Overloading a circuit in a 120V system occurs when the total amperage draw of all devices plugged into that circuit exceeds the circuit’s rated amperage. This leads to an excessive flow of current through the wiring. The most immediate consequence is often the tripping of the circuit breaker or the blowing of a fuse. This is a safety mechanism designed to interrupt the current flow and prevent overheating.
If the circuit breaker fails to trip or the fuse fails to blow, the excessive current can cause the wiring to overheat. This overheating can melt the insulation around the wires, potentially causing short circuits, electrical shocks, and even fires. Regularly overloading circuits can also damage appliances connected to the circuit.
What is the typical amperage rating of a standard household circuit in a 120V system?
The most common amperage ratings for standard household circuits in a 120V system are 15 amps and 20 amps. These circuits are typically protected by 15-amp or 20-amp circuit breakers in the electrical panel. The higher the amperage rating, the more electrical load the circuit can handle.
15-amp circuits are generally used for lighting, small appliances, and general-purpose outlets in rooms like bedrooms and living rooms. 20-amp circuits are commonly used in kitchens, bathrooms, and laundry rooms, where higher-power appliances like microwaves, hair dryers, and washing machines are frequently used. Always verify the circuit breaker rating before plugging in high-power devices.
How do I determine the total amperage draw on a circuit in a 120V system?
To determine the total amperage draw on a circuit, you need to identify all the appliances and devices connected to that specific circuit. Then, find the amperage rating of each appliance (usually listed on the appliance itself). If the wattage is listed instead, calculate the amperage using the formula: Amps = Watts / Volts. (Assuming 120V).
Once you have the amperage draw for each appliance, add them all together. This sum represents the total amperage being drawn on that circuit. If the total amperage exceeds the circuit’s rating (typically 15 or 20 amps), you are overloading the circuit. Consider moving some appliances to a different circuit to avoid potential hazards.
What are some common mistakes people make regarding amperage in a 120V system?
One common mistake is ignoring the cumulative amperage draw on a circuit. People often plug in multiple high-wattage appliances into a single outlet or extension cord without considering the total load. This easily leads to overloading the circuit, potentially causing a tripped breaker or, in more dangerous scenarios, overheating and fire.
Another frequent error is using extension cords that are underrated for the intended amperage draw. Thin, low-quality extension cords can overheat and become fire hazards when used with high-power appliances. It’s crucial to select extension cords with an amperage rating equal to or greater than the appliance’s requirement, and to avoid daisy-chaining extension cords, which increases the risk of voltage drop and overheating.
How can I improve the safety of my 120V system regarding amperage?

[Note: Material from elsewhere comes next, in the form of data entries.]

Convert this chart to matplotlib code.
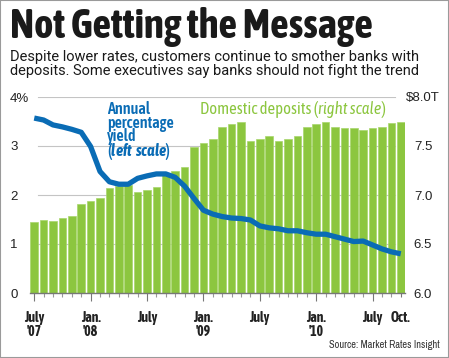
import matplotlib
matplotlib.use("Agg")
import matplotlib.pyplot as plt
from matplotlib import font_manager
from matplotlib.patches import Rectangle

# ── DATA ──────────────────────────────────────────────────────────────────────

months = list(range(40))   # July 2007 .. Oct 2010

deposits = [6.72, 6.75, 6.735, 6.765, 6.79, 6.91, 6.94, 6.97, 7.07, 7.09,
            7.10, 7.03, 7.05, 7.08, 7.20, 7.25, 7.29, 7.49, 7.53, 7.57,
            7.69, 7.72, 7.745, 7.55, 7.575, 7.60, 7.55, 7.575, 7.60, 7.69,
            7.72, 7.75, 7.69, 7.685, 7.68, 7.665, 7.68, 7.69, 7.73, 7.74]

rates = [3.57, 3.53, 3.43, 3.39, 3.34, 3.28, 2.99, 2.48, 2.27, 2.22,
         2.22, 2.34, 2.39, 2.43, 2.43, 2.36, 2.18, 1.93, 1.69, 1.61,
         1.56, 1.53, 1.52, 1.49, 1.37, 1.33, 1.31, 1.27, 1.27, 1.23,
         1.20, 1.20, 1.15, 1.10, 1.05, 1.06, 0.98, 0.90, 0.84, 0.80]

x_tick_pos    = [0, 6, 12, 18, 24, 30, 36, 39]
x_tick_labels = ["July\n'07", "Jan.\n'08", "July", "Jan.\n'09",
                 "July", "Jan.\n'10", "July", "Oct."]

left_ticks   = [0, 1, 2, 3, 4]
left_labels  = ["0", "1", "2", "3", "4%"]
right_ticks  = [6.0, 6.5, 7.0, 7.5, 8.0]
right_labels = ["6.0", "6.5", "7.0", "7.5", "$8.0T"]

# ── STYLE ─────────────────────────────────────────────────────────────────────

W, H  = 449, 358
GREEN = "#8cc63f"
BLUE  = "#0a6cb5"
GRID  = "#c4c4c4"

names = {f.name for f in font_manager.fontManager.ttflist}


def pick(*options):
    for o in options:
        if o in names:
            return o
    return "Roboto"


COND_BOLD = pick("Asap Condensed", "Barlow Condensed", "Archivo Narrow")
ANN_FONT  = pick("Asap Condensed", "Archivo Narrow")
NARROW    = pick("Archivo Narrow", "Asap Condensed")
PLAIN     = "Liberation Sans"

plt.rcParams["mathtext.fontset"] = "custom"
plt.rcParams["mathtext.it"] = f"{ANN_FONT}:italic:semibold"
plt.rcParams["mathtext.rm"] = f"{ANN_FONT}:semibold"

fig = plt.figure(figsize=(W / 100, H / 100), dpi=100)


def fx(x):
    return x / W


def fy(y):
    return 1 - y / H


# axes box: x 30..405 px, y 97..293 px
bar_ax  = fig.add_axes([fx(30), fy(293), (405 - 30) / W, (293 - 97) / H])
line_ax = bar_ax.twinx()

# ── BARS (right scale) ────────────────────────────────────────────────────────

bar_ax.bar(months, deposits, width=0.82,
           color=GREEN, edgecolor="#a8d66c", linewidth=0.5, zorder=2)
bar_ax.set_ylim(6.0, 8.0)
bar_ax.set_xlim(-0.45, 39.45)

for v in right_ticks[1:]:
    bar_ax.axhline(v, xmin=8 / 375, xmax=365 / 375, color=GRID, lw=0.8, zorder=0.5)

bar_ax.yaxis.tick_right()
bar_ax.set_yticks(right_ticks)
bar_ax.set_yticklabels(right_labels, family=PLAIN, fontsize=9.5, color="#222222")
bar_ax.tick_params(axis="y", length=0, pad=13)
for lab in bar_ax.get_yticklabels():
    lab.set_horizontalalignment("center")

bar_ax.set_xticks(x_tick_pos)
bar_ax.set_xticklabels(x_tick_labels, family=COND_BOLD, fontweight="bold",
                       fontsize=10, color="#222222", linespacing=1.0)
bar_ax.set_xticks(months, minor=True)
bar_ax.tick_params(axis="x", which="major", length=6, width=0.8, color="#777777", pad=7)
bar_ax.tick_params(axis="x", which="minor", length=3, width=0.8, color="#999999")
bar_ax.xaxis.get_major_ticks()[-1].tick1line.set_markersize(3)

for s in ["top", "left", "right"]:
    bar_ax.spines[s].set_visible(False)
bar_ax.spines["bottom"].set_color("#777777")
bar_ax.spines["bottom"].set_linewidth(1.0)
bar_ax.spines["bottom"].set_zorder(3)

# ── LINE (left scale) ─────────────────────────────────────────────────────────

line_ax.plot(months, rates, color=BLUE, lw=3.8,
             solid_capstyle="butt", solid_joinstyle="round", zorder=3)
line_ax.set_ylim(0, 4)
line_ax.yaxis.tick_left()
line_ax.set_yticks(left_ticks)
line_ax.set_yticklabels(left_labels, family=PLAIN, fontsize=9.5, color="#222222")
line_ax.tick_params(axis="y", length=0, pad=14.4)
for lab in line_ax.get_yticklabels():
    lab.set_horizontalalignment("left")
for s in line_ax.spines.values():
    s.set_visible(False)

# ── TEXT ──────────────────────────────────────────────────────────────────────

fig.text(fx(10), fy(38), "Not Getting the Message", family=COND_BOLD,
         fontweight="bold", fontsize=29.5, color="#1a1a1a", va="baseline")
fig.text(fx(10), fy(61), "Despite lower rates, customers continue to smother banks with",
         family="Roboto", fontsize=10.5, color="#1a1a1a", va="baseline")
fig.text(fx(10), fy(75), "deposits. Some executives say banks should not fight the trend",
         family="Roboto", fontsize=10.5, color="#1a1a1a", va="baseline")

# blue label: one block, italic part through mathtext
fig.text(fx(107), fy(101), "Annual\npercentage\nyield\n($\\mathit{left\\ scale}$)",
         family=ANN_FONT, fontweight="semibold", fontsize=11.5, color=BLUE,
         va="top", linespacing=0.74)

# green label: pieces chained on one baseline
prev = None
for txt, ital in [("Domestic deposits (", False), ("right scale", True), (")", False)]:
    kw = dict(family=ANN_FONT, fontsize=12, color=GREEN,
              style="italic" if ital else "normal")
    if prev is None:
        prev = fig.text(fx(200), fy(114), txt, va="baseline", **kw)
    else:
        prev = line_ax.annotate(txt, xy=(1, 0), xycoords=prev, va="bottom",
                                ha="left", annotation_clip=False, **kw)

fig.text(fx(440), fy(348), "Source: Market Rates Insight", family=NARROW,
         fontsize=7.5, color="#333333", ha="right", va="baseline")

fig.patches.append(Rectangle((0, 0), 1, 1, transform=fig.transFigure, fill=False,
                             edgecolor="#9a9a9a", lw=1.5))

fig.savefig("out.png", dpi=100)
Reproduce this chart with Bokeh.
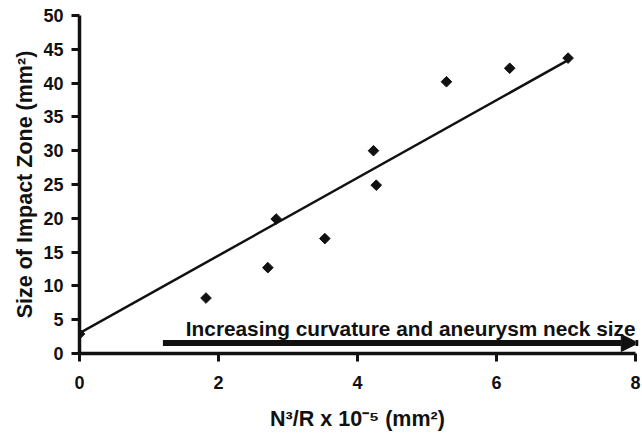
import numpy as np
from bokeh.plotting import figure
from bokeh.models import Range1d, FixedTicker, Arrow, NormalHead, Label
from bokeh.embed import file_html
from bokeh.resources import INLINE

# data
x_vals = [0.0, 1.82, 2.71, 2.83, 3.53, 4.23, 4.27, 5.28, 6.19, 7.03]
y_vals = [2.9, 8.2, 12.7, 19.9, 17.0, 30.0, 24.9, 40.2, 42.2, 43.7]
trend_x = [0.0, 7.03]
trend_y = [3.0, 43.4]
arrow_x = [1.2, 8.04]
arrow_y = [1.55, 1.55]
x_ticks = [0, 2, 4, 6, 8]
y_ticks = [0, 5, 10, 15, 20, 25, 30, 35, 40, 45, 50]
note = "Increasing curvature and aneurysm neck size"

FONT = "Liberation Sans"

p = figure(width=642, height=433, output_backend="svg", toolbar_location=None,
           x_range=Range1d(0, 8), y_range=Range1d(0, 50),
           min_border_left=79, min_border_right=7, min_border_top=15, min_border_bottom=80)
p.outline_line_color = None
p.xgrid.visible = False
p.ygrid.visible = False
p.background_fill_color = "white"

for ax in (p.xaxis[0], p.yaxis[0]):
    ax.axis_line_width = 3.5
    ax.axis_line_color = "#111111"
    ax.major_tick_line_width = 3
    ax.major_tick_line_color = "#111111"
    ax.major_tick_out = 8
    ax.major_tick_in = 0
    ax.minor_tick_out = 0
    ax.minor_tick_in = 0
    ax.major_label_text_font = FONT
    ax.major_label_text_font_style = "bold"
    ax.major_label_text_font_size = "18px"
    ax.major_label_text_color = "#111111"
    ax.axis_label_text_font = FONT
    ax.axis_label_text_font_style = "bold"
    ax.axis_label_text_font_size = "21.5px"
    ax.axis_label_text_color = "#111111"

p.xaxis.ticker = FixedTicker(ticks=x_ticks)
p.yaxis.ticker = FixedTicker(ticks=y_ticks)
p.xaxis.major_label_standoff = 14
p.yaxis.major_label_standoff = 8
p.xaxis.axis_label = "N³/R x 10⁻⁵ (mm²)"
p.yaxis.axis_label = "Size of Impact Zone (mm²)"
p.xaxis.axis_label_standoff = 15
p.yaxis.axis_label_standoff = 3

p.line(trend_x, trend_y, line_color="#111111", line_width=2.5)
p.scatter(x_vals, y_vals, marker="square", size=7.5, angle=np.pi / 4,
          fill_color="#111111", line_color="#111111")

p.add_layout(Arrow(end=NormalHead(size=17, fill_color="#111111", line_color="#111111"),
                   x_start=arrow_x[0], y_start=arrow_y[0], x_end=arrow_x[1], y_end=arrow_y[1],
                   line_width=6, line_color="#111111"))
p.add_layout(Label(x=1.53, y=3.7, text=note, text_font=FONT, text_font_style="bold",
                   text_font_size="20.8px", text_color="#111111", text_baseline="alphabetic"))

open("out.html", "w").write(file_html(p, INLINE))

Firstly, ensure you are not overloading circuits. Identify the amperage rating of each circuit in your home by checking the circuit breakers in your electrical panel. Then, calculate the total amperage draw of appliances on each circuit and redistribute loads as needed. Avoid using multiple high-wattage appliances on the same circuit simultaneously.
Secondly, use high-quality extension cords that are properly rated for the appliances you are connecting. Regularly inspect cords for damage, such as frayed wires or cracked insulation. Consider installing additional circuits in areas with high power demands, such as kitchens and workshops. Also, consider consulting with a qualified electrician for a thorough electrical system inspection to identify any potential hazards and ensure your system meets current safety standards.